Technology is advancing so rapidly today it is difficult to consider technology-based artwork in its proper context. When Korean-American artist Nam June Paik created a series of works utilizing television sets, there were no smart phones. Paik died one year before the first iPhone was launched (2007). Video Cassette Recorders (VCR) did not become commercially popular until the early 1980s. At that time, my family’s rotary phone was still stuck to the wall, and we were still watching a black and white TV with bunny ears that picked up five network stations.
Flat screen technology was not commercially available until 1997, and the first videowall using multiple TV screens was not built until 1985 — when Paik began his TV series.
Paik was on the edge of technological advances. He not only utilized the technology but was an innovator in this space. As early as 1963 Paik was working with engineers to develop the video synthesizer, a key element in the work shown here, entitled Video Flag. Although immersed in the technology of the day, Paik was a devout Buddhist and never drank, smoked or drove a car. This particular piece uses 70 monitors that display rapidly moving red, white and blue images that form the stars and stripes of the American Flag. The work was intended to engage an otherwise passive viewer by embracing American pop culture and technology’s increasing role in shaping our lives.

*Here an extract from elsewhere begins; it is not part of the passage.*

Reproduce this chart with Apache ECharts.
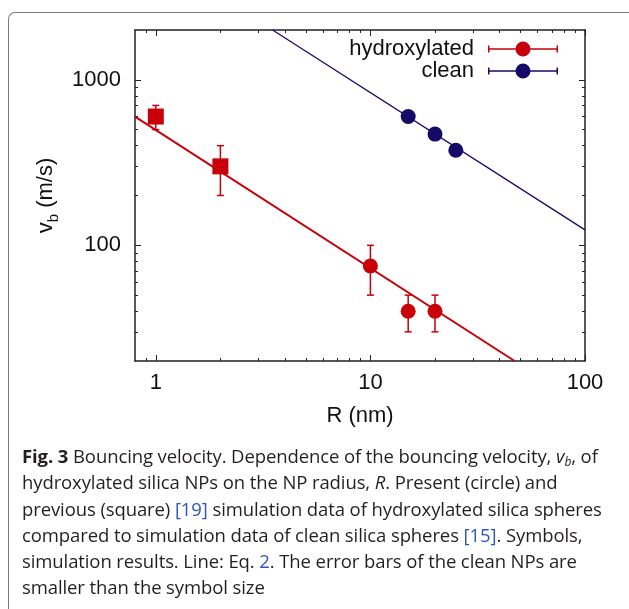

His work was considered a part of a Neo-Dada art movement labeled Fluxus, which was greatly influenced by musician John Cage.

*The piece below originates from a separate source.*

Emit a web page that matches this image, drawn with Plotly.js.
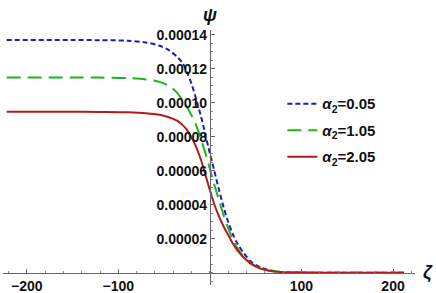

On a personal note, Paik’s work piggybacked on technological advances credited to one of my distant ancestors, John Logie Baird, a Scottish-born engineer. He was credited with demonstrating the first working television in 1926. He later conducted the first successful transatlantic TV transmission and developed the first purely electronic color television picture tube. Baird’s development of broadcasting and home entertainment technology has secured his place in TV history. He was listed as one of the 100 Greatest Britons and was inducted into the Scottish Science Hall of Fame in 2015.